The trading events of January show the powerful effect of the internet and social media on publicly traded securities. It is clear that such power (or the perceived abuse of it) is on the radar for lawmakers and regulators. At a minimum, PE managers should expect greater scrutiny of their participation, if any, in the public securities market.

PE managers should take every opportunity to mitigate the risk of an SEC investigation or enforcement action, and the first step to mitigation is a review of its compliance policies and procedures and whether it addresses current market events and the firm’s current business model.

Market manipulation

Market manipulation is when someone artificially affects the supply or demand for a security

The SEC is actively pursuing cases involving market manipulation.
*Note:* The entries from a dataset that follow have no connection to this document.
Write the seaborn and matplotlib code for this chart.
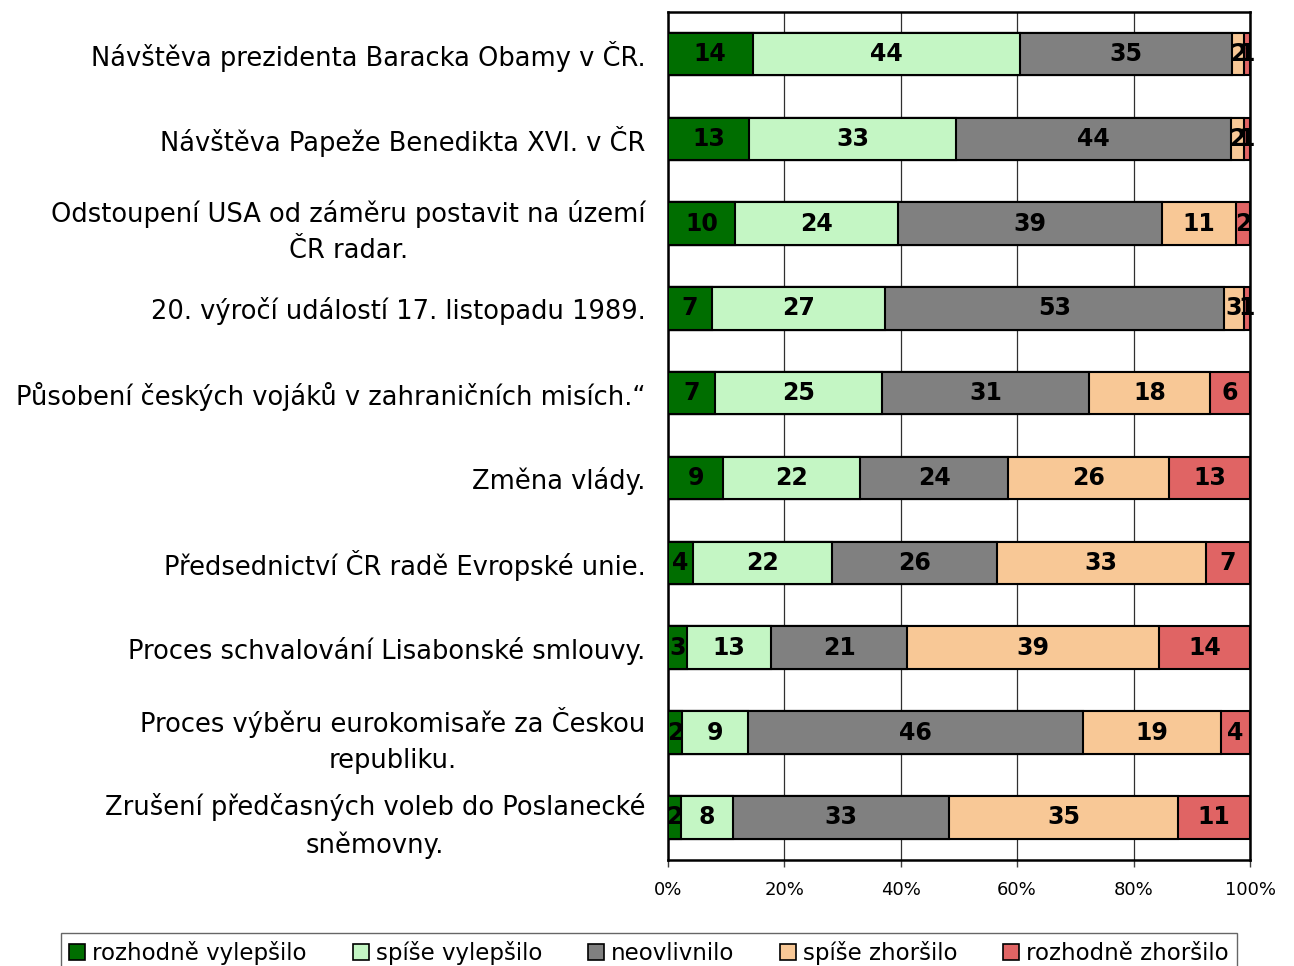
import numpy as np
import pandas as pd
import matplotlib
matplotlib.use("Agg")
import matplotlib.pyplot as plt
import seaborn as sns
from matplotlib.patches import Patch
from matplotlib.ticker import StrMethodFormatter

# 1. data (share of answers, %)
categories = [
    "Návštěva prezidenta Baracka Obamy v ČR.",
    "Návštěva Papeže Benedikta XVI. v ČR",
    "Odstoupení USA od záměru postavit na území\nČR radar.",
    "20. výročí událostí 17. listopadu 1989.",
    "Působení českých vojáků v zahraničních misích.“",
    "Změna vlády.",
    "Předsednictví ČR radě Evropské unie.",
    "Proces schvalování Lisabonské smlouvy.",
    "Proces výběru eurokomisaře za Českou\nrepubliku.",
    "Zrušení předčasných voleb do Poslanecké\nsněmovny.",
]
series_names = ["rozhodně vylepšilo", "spíše vylepšilo", "neovlivnilo",
                "spíše zhoršilo", "rozhodně zhoršilo"]
rozhodne_vylepsilo = [14, 13, 10, 7, 7, 9, 4, 3, 2, 2]
spise_vylepsilo = [44, 33, 24, 27, 25, 22, 22, 13, 9, 8]
neovlivnilo = [35, 44, 39, 53, 31, 24, 26, 21, 46, 33]
spise_zhorsilo = [2, 2, 11, 3, 18, 26, 33, 39, 19, 35]
rozhodne_zhorsilo = [1, 1, 2, 1, 6, 13, 7, 14, 4, 11]
colors = ["#006e00", "#c4f6c4", "#808080", "#f8c896", "#e06464"]

# 2. build 100% stacked table
df = pd.DataFrame({
    series_names[0]: rozhodne_vylepsilo,
    series_names[1]: spise_vylepsilo,
    series_names[2]: neovlivnilo,
    series_names[3]: spise_zhorsilo,
    series_names[4]: rozhodne_zhorsilo,
}, index=categories)
share = df.div(df.sum(axis=1), axis=0) * 100
cum = share.cumsum(axis=1)

sns.set_style("white")
plt.rcParams["font.family"] = ["DejaVu Sans"]
plt.rcParams["text.color"] = "black"
plt.rcParams["xtick.color"] = "black"
plt.rcParams["ytick.color"] = "black"

fig, ax = plt.subplots(figsize=(12.94, 9.66), dpi=100)
fig.subplots_adjust(left=0.516, right=0.966, top=0.988, bottom=0.110)

# 3. stacked bars: draw the cumulative totals from the widest down
for name, color in reversed(list(zip(series_names, colors))):
    sns.barplot(x=cum[name].values, y=categories, order=categories,
                color=color, saturation=1, width=0.5, edgecolor="black",
                linewidth=1.5, orient="h", ax=ax, zorder=3)

# 4. value labels in the middle of each segment
for i, cat in enumerate(categories):
    for name in series_names:
        ax.text(cum.loc[cat, name] - share.loc[cat, name] / 2, i,
                str(df.loc[cat, name]), ha="center", va="center",
                fontsize=17, fontweight="bold", color="black", zorder=5)

ax.set_xlim(0, 100)
ax.set_ylim(9.5, -0.5)
ax.set_xticks(range(0, 101, 20))
ax.xaxis.set_major_formatter(StrMethodFormatter("{x:.0f}%"))
ax.set_xlabel("")
ax.set_ylabel("")
ax.xaxis.grid(True, color="#303030", linewidth=0.9)
ax.yaxis.grid(False)
ax.set_axisbelow(True)
for sp in ax.spines.values():
    sp.set_visible(True)
    sp.set_color("black")
    sp.set_linewidth(1.8)

ax.tick_params(axis="y", length=0, pad=16, labelsize=18.5, labelcolor="black")
ax.tick_params(axis="x", direction="out", length=5, width=1, color="#404040",
               labelsize=13, pad=10, bottom=True, labelcolor="black")
for lbl in ax.get_yticklabels():
    lbl.set_multialignment("center")
    lbl.set_linespacing(1.5)

# 5. legend along the bottom
handles = [Patch(facecolor=c, edgecolor="black", linewidth=1.2) for c in colors]
leg = fig.legend(handles, series_names, loc="upper center",
                 bbox_to_anchor=(649 / 1294, 1 - 933 / 966),
                 ncol=5, frameon=True, fontsize=16.5,
                 handlelength=0.7, handleheight=0.7, handletextpad=0.3,
                 columnspacing=2.0, borderaxespad=0, fancybox=False,
                 borderpad=0.35)
leg.get_frame().set_edgecolor("#404040")
leg.get_frame().set_linewidth(1)

fig.savefig("out.png", dpi=100)
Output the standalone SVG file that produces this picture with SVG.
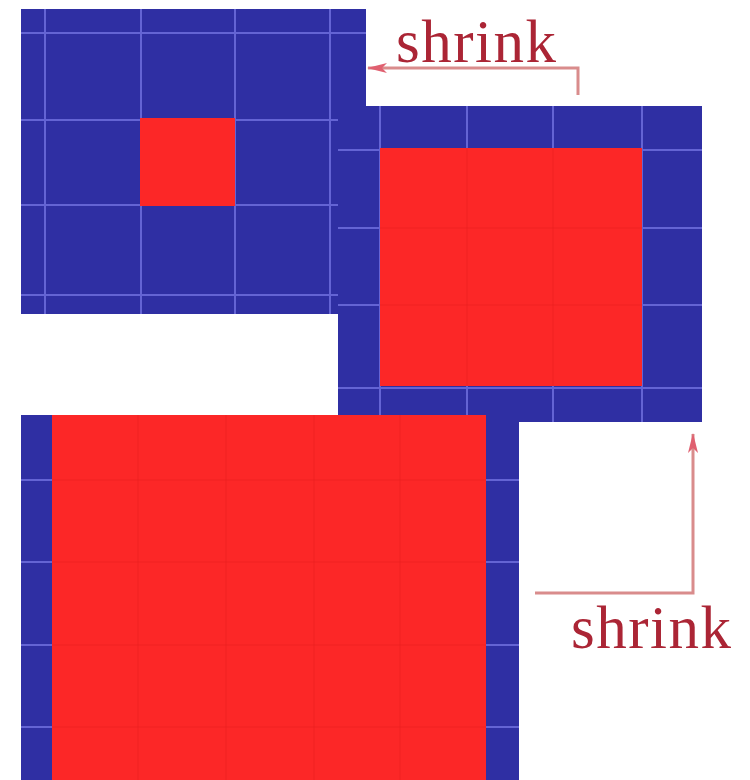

Stocks can be manipulated through a number of different activities. One of the more obvious examples of manipulation is where a market participant quietly purchases shares of a company and builds up a position without causing a price increase. Subsequently, the purchaser begins making larger purchases to cause a stock price increase and attract other purchasers – the combination of which then pushes the stock price up. Market observers then notice the activity, and it gets reported, causing even more interest in additional buyers and social media chatter about the company involved. The manipulator then sells its position into the strong upward market.

What is not as obvious is the so-called ‘indirect’ market manipulation. This is where parties may talk up a security, whether on a social media platform, message boards or spam email. These parties are not engaged in the actual trading of the public company security, but their communications may pump up a stock or devalue a stock. The chatter could then cause parties to trade on the stock based on an inflated or artificial sense of value.